Documenting Pentaho Data Integration (Kettle) Projects

Introduction

Kettle transformations and jobs files are saved as xml files. 

XSLT transformations can be used to generate dynamic documentation of ETL projects in Pentaho.

Organizing folders in projects

Organize your folders starting with a project folder.

Folder

Content

/ETL

Main folder for all ETL projects

/ETL/extract_prices

Project folder for "extract_prices" project

/ETL/extract_prices/logs

log output for all jobs and transforms

/ETL/extract_prices/docs

documentation folder

/ETL/extract_prices/docs/xslt

xslt transforms for documentation

/ETL/extract_prices/sandbox

sandbox for testing transformations and jobs

/ETL/extract_prices/data

Data files used in ETL

Using xalan script to generate xhtml files in batch

Step 1 - Download xalan

Download xalan project in http://xml.apache.org/xalan-j/
Copy the following 4 files and place them in PROJECT/docs/xslt/xalan/ folder

  1. serializer.jar
  2. xalan.jar
  3. xercesImpl.jar
  4. xml-apis.jar

Step 2 - write a batch file

Assuming a windows installation, write a bat file and place it in xalan folder...

xalan.bat
set CLASSPATH=.
java org.apache.xalan.xslt.Process -IN %1 -XSL %2 -OUT %3

Alternatively, look at the kettledoc.bat file attached.

Step 3 - Copy kettle.xsl to PROJECT/docs/xslt

Copy attached file kettle.xsl to PROJECT/docs/xslt

Step 4 - Copy pentaho.css to PROJECT/docs/xslt

Copy attached file pentaho.css to PROJECT/docs/xslt

Step 5 - Copy ui/images

Copy /ui/images folder from the kettle installation folder into PROJECT/docs/xslt/ui/images

Step 5 - Transform ktr file to html

To convert a ktr/kjb file to html in Pentaho color scheme and style do this...

in xalan directory...
xalan.bat ../../../KETTLE.ktr ../kettle.xsl ../../KETTLE.ktr.html

open the html file in any browser.

Using any web browser to dynamically view the transform without a batch

  1. Copy your ktr kjb files to the PROJECT/docs folder
  2. Copy the attached xslt files into the docs folder
  3. Use an editor and insert this line right after the <?xml> tag (line 1)
    <?xml-stylesheet type="text/xsl" href="kettle_job_xslt.xml"?> for kjb
    <?xml-stylesheet type="text/xsl" href="kettle_trans_xslt.xml"?> for ktr
    
  4. Use any browser and open each kjb/ktr directly.

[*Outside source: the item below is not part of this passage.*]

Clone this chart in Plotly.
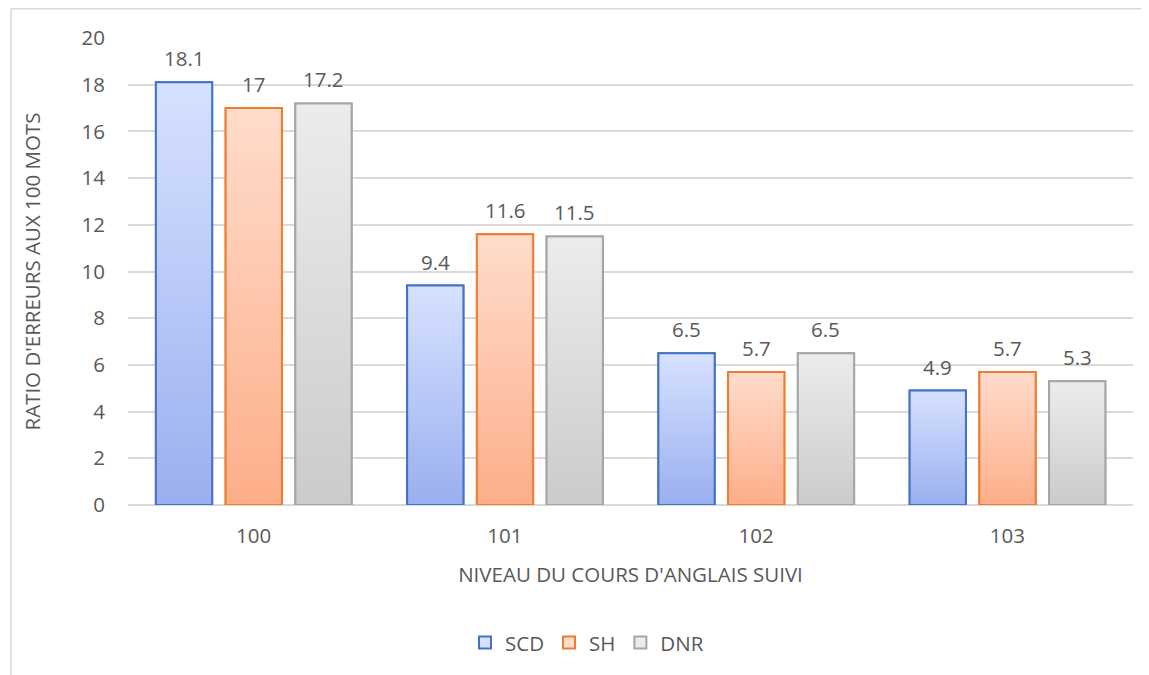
import plotly.graph_objects as go

# ---- data ----
categories = ["100", "101", "102", "103"]
series_names = ["SCD", "SH", "DNR"]
scd_values = [18.1, 9.4, 6.5, 4.9]
sh_values = [17, 11.6, 5.7, 5.7]
dnr_values = [17.2, 11.5, 6.5, 5.3]
y_ticks = [0, 2, 4, 6, 8, 10, 12, 14, 16, 18, 20]

x_title = "NIVEAU DU COURS D'ANGLAIS SUIVI"
y_title = "RATIO D'ERREURS AUX 100 MOTS"

# ---- styles ----
FONT = "Open Sans"
TXT = "#595959"
FS = 20.5
outline = ["#4472C4", "#ED7D31", "#A5A5A5"]
grad_top = ["#D7E1FF", "#FFDCCC", "#ECECEC"]
grad_bot = ["#9AAFEF", "#FDAE89", "#CBCBCB"]
bar_w = 0.224
step = 0.2775
offsets = [-0.389, -0.389 + step, -0.389 + 2 * step]

all_values = [scd_values, sh_values, dnr_values]
xpos = list(range(len(categories)))

fig = go.Figure()

# base bar traces (legend + structure)
for s, name in enumerate(series_names):
    fig.add_trace(go.Bar(
        x=xpos, y=all_values[s], name=name,
        width=bar_w, offset=offsets[s],
        marker=dict(color=grad_top[s], line=dict(color=outline[s], width=2)),
        hoverinfo="skip",
    ))

# gradient fills drawn over each bar
for s in range(len(series_names)):
    for i, v in enumerate(all_values[s]):
        x0 = xpos[i] + offsets[s]
        x1 = x0 + bar_w
        fig.add_trace(go.Scatter(
            x=[x0, x0, x1, x1, x0], y=[0, v, v, 0, 0],
            mode="lines", fill="toself",
            fillgradient=dict(type="vertical",
                              colorscale=[[0, grad_bot[s]], [1, grad_top[s]]],
                              start=0, stop=v),
            line=dict(color=outline[s], width=2),
            showlegend=False, hoverinfo="skip",
        ))

# data labels
for s in range(len(series_names)):
    for i, v in enumerate(all_values[s]):
        fig.add_annotation(
            x=xpos[i] + offsets[s] + bar_w / 2, y=v, text=f"{v:g}",
            showarrow=False, yanchor="middle", yshift=24,
            font=dict(family=FONT, size=FS, color=TXT),
        )

# chart border
fig.add_shape(type="rect", xref="paper", yref="paper",
              x0=-0.1164, x1=1.2, y0=-0.6, y1=1.0625,
              line=dict(color="#D9D9D9", width=1.5), layer="below")

fig.update_layout(
    width=1141, height=667,
    margin=dict(l=120, r=16, t=30, b=170),
    paper_bgcolor="white", plot_bgcolor="white",
    barmode="overlay",
    font=dict(family=FONT, size=FS, color=TXT),
    showlegend=True,
    legend=dict(orientation="h", x=0.4567, xanchor="center",
                y=-0.295, yanchor="middle",
                font=dict(family=FONT, size=FS, color=TXT)),
    xaxis=dict(range=[-0.5, 3.5], tickvals=xpos, ticktext=categories,
               showgrid=False, zeroline=False, showline=False,
               ticks="outside", ticklen=12, tickcolor="rgba(0,0,0,0)",
               title=dict(text=x_title, standoff=20,
                          font=dict(family=FONT, size=FS, color=TXT))),
    yaxis=dict(range=[0, 20], tickvals=y_ticks,
               showgrid=True, gridcolor="#D9D9D9", gridwidth=1.5,
               zeroline=True, zerolinecolor="#D9D9D9", zerolinewidth=1.5,
               showline=False,
               ticks="outside", ticklen=18, tickcolor="rgba(0,0,0,0)",
               title=dict(text=y_title, standoff=35,
                          font=dict(family=FONT, size=FS, color=TXT))),
)

fig.write_html("out.html")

Note: Attached is kettle.xsl that combines both jobs and transformations.

Modification to spoon to enable dynamic documentation

Modify org/pentaho/di/core/xml/XMLHandler.java.
Look for the following code segment...

    /**
     * The header string to specify encoding in an XML file
     * @param encoding The desired encoding to use in the XML file
     * @return The XML header.
     */
    public static final String getXMLHeader(String encoding)
    {
        return "<?xml version=\"1.0\" encoding=\""+encoding+"\"?>"+Const.CR;
    }

Insert this string to the XML header

<?xml-stylesheet type="text/xsl" href="kettle_job_xslt.xml"?>

Recompile.

Now, when you read or write ktr/kjb files, it will include the xsl header line.

Kettle cookbook

Look at kettle cookbook at code.google.

It generates the image of the transform/job.